Switzerland's policy towards Europe also gained visibility. Media outlets abroad published regular pieces on Switzerland's negotiations for a framework agreement and temporary recognition of stock-exchange equivalence with the EU. The Federal Council's decision not to initial the negotiated draft institutional agreement for the time being and to launch consultations on the agreement was met with sporadic and largely neutral reactions in Europe. Occasional tensions in Switzerland's bilateral relations with two countries were also put under the spotlight: Russia, due to alleged espionage activities and Spain, due to Catalan separatists residing in Switzerland.
This year again, the popular votes that were held in Switzerland generated interest abroad. Foreign media outlets gave particular attention to proposals that are also being debated abroad, such as the 'No-Billag' initiative to abolish radio and television licence fees and the 'Vollgeld' initiative to give the Swiss National Bank the sole authority to create money.
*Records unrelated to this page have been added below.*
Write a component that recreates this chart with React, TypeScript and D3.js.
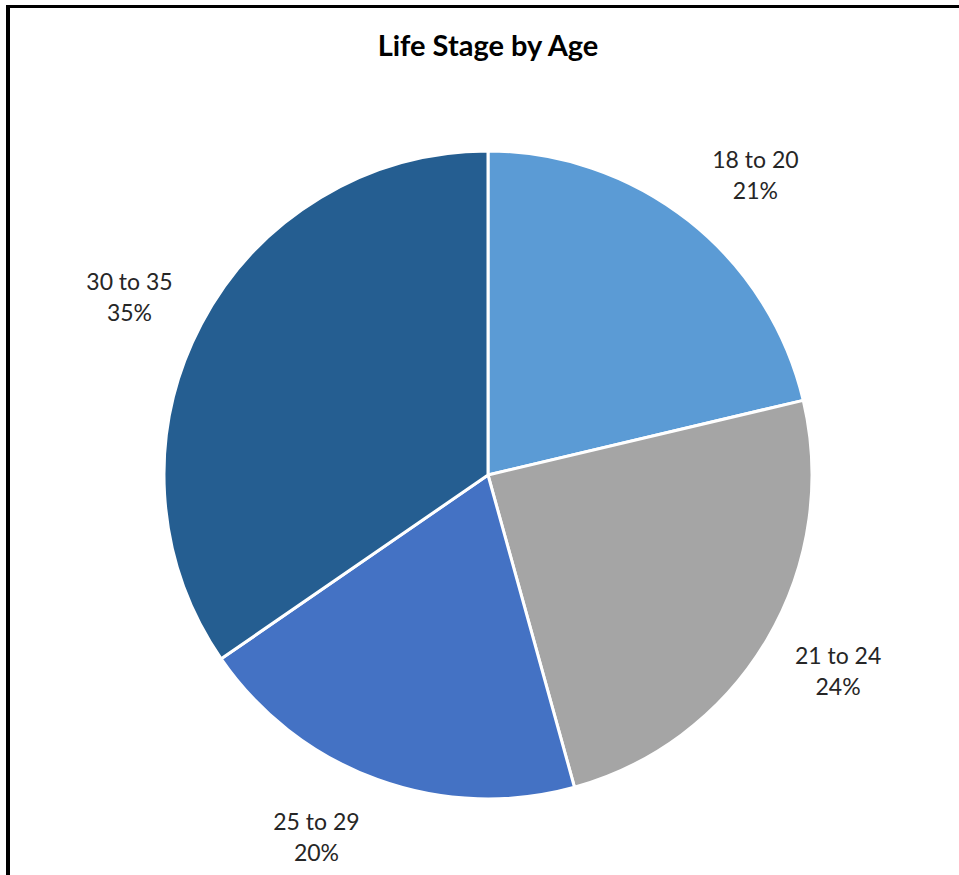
import React from "react";
import * as d3 from "d3";

const categories = ["18 to 20", "21 to 24", "25 to 29", "30 to 35"];
const values = [21.3, 24.4, 19.7, 34.6];
const percentLabels = ["21%", "24%", "20%", "35%"];
const colors = ["#5B9BD5", "#A5A5A5", "#4472C4", "#255E91"];
const title = "Life Stage by Age";

const W = 959;
const H = 875;
const cx = 488;
const cy = 475;
const R = 324;
const labelGap = 20;
const halfW = 54;
const halfH = 40;

export default function App() {
  const pie = d3.pie<number>().sort(null).value((d) => d)(values);
  const arc = d3.arc<d3.PieArcDatum<number>>().innerRadius(0).outerRadius(R);
  const anchorArc = d3
    .arc<d3.PieArcDatum<number>>()
    .innerRadius(R + labelGap)
    .outerRadius(R + labelGap);
  const font = "Lato, 'Open Sans', sans-serif";
  return (
    <svg width={W} height={H} style={{ position: "absolute", left: 0, top: 0, background: "#fff" }}>
      <rect x={0} y={0} width={W} height={H} fill="#fff" />
      <line x1={8} y1={6.5} x2={W} y2={6.5} stroke="#000" strokeWidth={3} />
      <line x1={8} y1={5} x2={8} y2={H} stroke="#000" strokeWidth={4} />
      <text x={cx} y={56} textAnchor="middle" fontFamily={font} fontWeight="bold" fontSize={29} fill="#000">
        {title}
      </text>
      <g transform={`translate(${cx},${cy})`}>
        {pie.map((p, i) => (
          <path key={categories[i]} d={arc(p) || ""} fill={colors[i]} stroke="#fff" strokeWidth={3} strokeLinejoin="round" />
        ))}
        {pie.map((p, i) => {
          const [ax, ay] = anchorArc.centroid(p);
          const mid = (p.startAngle + p.endAngle) / 2;
          const x = ax + Math.sign(Math.sin(mid)) * halfW;
          const y = ay - Math.cos(mid) * halfH;
          return (
            <text key={"l" + i} textAnchor="middle" fontFamily={font} fontSize={23} fill="#262626">
              <tspan x={x} y={y - 6}>{categories[i]}</tspan>
              <tspan x={x} y={y + 25}>{percentLabels[i]}</tspan>
            </text>
          );
        })}
      </g>
    </svg>
  );
}
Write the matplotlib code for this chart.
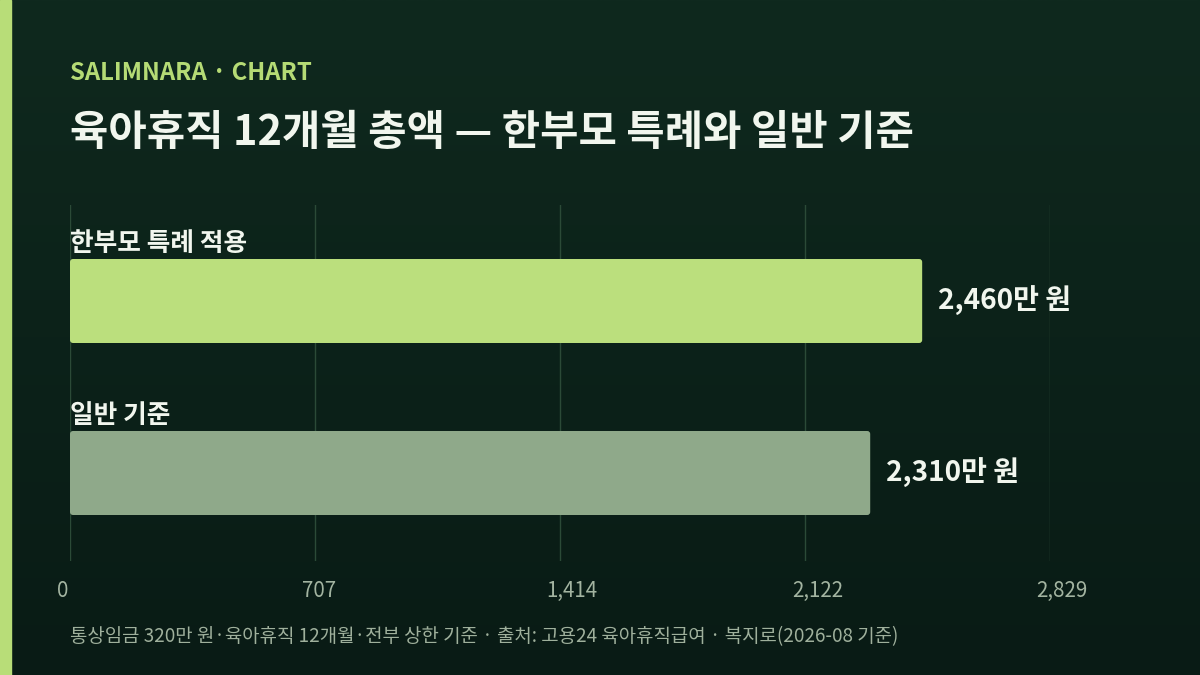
import matplotlib
matplotlib.use("Agg")
import matplotlib.pyplot as plt
import numpy as np
from matplotlib.patches import FancyBboxPatch
from matplotlib.transforms import ScaledTranslation

plt.rcParams['font.family'] = ['Noto Sans CJK KR', 'DejaVu Sans']

categories = ["한부모 특례 적용", "일반 기준"]
values = [2460, 2310]
value_labels = ["2,460만 원", "2,310만 원"]
bar_colors = ["#bbdf7d", "#8fa98a"]
xticks = [0, 707, 1414, 2122, 2829]
xtick_labels = ["0", "707", "1,414", "2,122", "2,829"]

kicker = "SALIMNARA · CHART"
title = "육아휴직 12개월 총액 — 한부모 특례와 일반 기준"
footer = "통상임금 320만 원·육아휴직 12개월·전부 상한 기준 · 출처: 고용24 육아휴직급여 · 복지로(2026-08 기준)"

W, H = 1200, 675
fig = plt.figure(figsize=(W / 100, H / 100), dpi=100)

# background gradient
bg = fig.add_axes([0, 0, 1, 1], zorder=-10)
top = np.array([0x0f, 0x29, 0x1e]) / 255
bot = np.array([0x09, 0x1b, 0x15]) / 255
t = np.linspace(0, 1, 256)[:, None]
grad = top[None, :] * (1 - t) + bot[None, :] * t
bg.imshow(grad[:, None, :].repeat(2, axis=1), aspect='auto', extent=[0, 1, 0, 1])
bg.set_xlim(0, 1); bg.set_ylim(0, 1)
bg.axis('off')
# left accent strip
bg.add_patch(plt.Rectangle((0, 0), 11 / W, 1, color="#b8dd78", transform=bg.transAxes))

# main axes
ax_left, ax_right = 70, 1050
ax_top, ax_bot = 205, 561
ax = fig.add_axes([ax_left / W, 1 - ax_bot / H, (ax_right - ax_left) / W, (ax_bot - ax_top) / H])
ax.set_facecolor('none')

pos = np.arange(len(categories))
unit_px = 172.0
bar_h = 84 / unit_px
bars = ax.barh(pos, values, height=bar_h, color=bar_colors, zorder=3)
ax.set_xlim(0, xticks[-1])
ax.set_ylim(1 + (561 - 473) / unit_px, -(301 - 205) / unit_px)

# rounded bars
xu_per_px = xticks[-1] / (ax_right - ax_left)
yu_per_px = 1 / unit_px
for b, c in zip(bars, bar_colors):
    x0, y0, w, h = b.get_x(), b.get_y(), b.get_width(), b.get_height()
    b.set_visible(False)
    p = FancyBboxPatch((x0, y0), w, h,
                       boxstyle=f"round,pad=0,rounding_size={3 * xu_per_px}",
                       mutation_aspect=yu_per_px / xu_per_px,
                       facecolor=c, edgecolor='none', zorder=3)
    ax.add_patch(p)

for i, (v, lab, cat) in enumerate(zip(values, value_labels, categories)):
    ax.text(v + 16 * xu_per_px, i, lab, va='center', ha='left',
            fontsize=20.2, fontweight='bold', color='#f1f6ee', zorder=4)
    ax.text(0, i - bar_h / 2 - 2 * yu_per_px, cat, va='bottom', ha='left',
            fontsize=18.5, fontweight='bold', color='#f1f6ee', zorder=4)

ax.set_xticks(xticks)
ax.set_xticklabels(xtick_labels)
ax.set_yticks([])
ax.tick_params(axis='x', length=0, pad=14, labelsize=14.8, labelcolor='#a3b4a1')
shift = ScaledTranslation(-13.3 / 100, 0, fig.dpi_scale_trans)
for lbl in ax.get_xticklabels():
    lbl.set_horizontalalignment('left')
    lbl.set_transform(lbl.get_transform() + shift)
ax.grid(axis='x', color='#2b4a37', linewidth=1, zorder=0)
for s in ax.spines.values():
    s.set_visible(False)

fig.text(70 / W, 1 - 73 / H, kicker, fontsize=17.2, fontweight='bold',
         color='#b5db75', va='center', ha='left')
fig.text(70 / W, 1 - 133 / H, title, fontsize=30, fontweight='bold',
         color='#f1f6ee', va='center', ha='left')
fig.text(70 / W, 1 - 637 / H, footer, fontsize=13.6, color='#9fb09c',
         va='center', ha='left')

fig.savefig("out.png", dpi=100)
Even the 'cow horn' initiative attracted some media attention.
Switzerland's role as a financial centre drew less media attention than before, and the coverage in 2018 was more favourable than in previous years, focusing largely on aspects like the automatic exchange of information and new digital technologies.
Presence Switzerland's annual report shows that various types of media are involved in shaping Switzerland's image abroad. According to Mr Bideau, "Developments in this field mean that media use is no longer confined to traditional press outlets. And this also has an influence on how images are constructed. The perception of Switzerland abroad today is being increasingly shaped by an interplay between the foreign press and social media. Which is why we also take this on board when developing Switzerland's communication strategy abroad."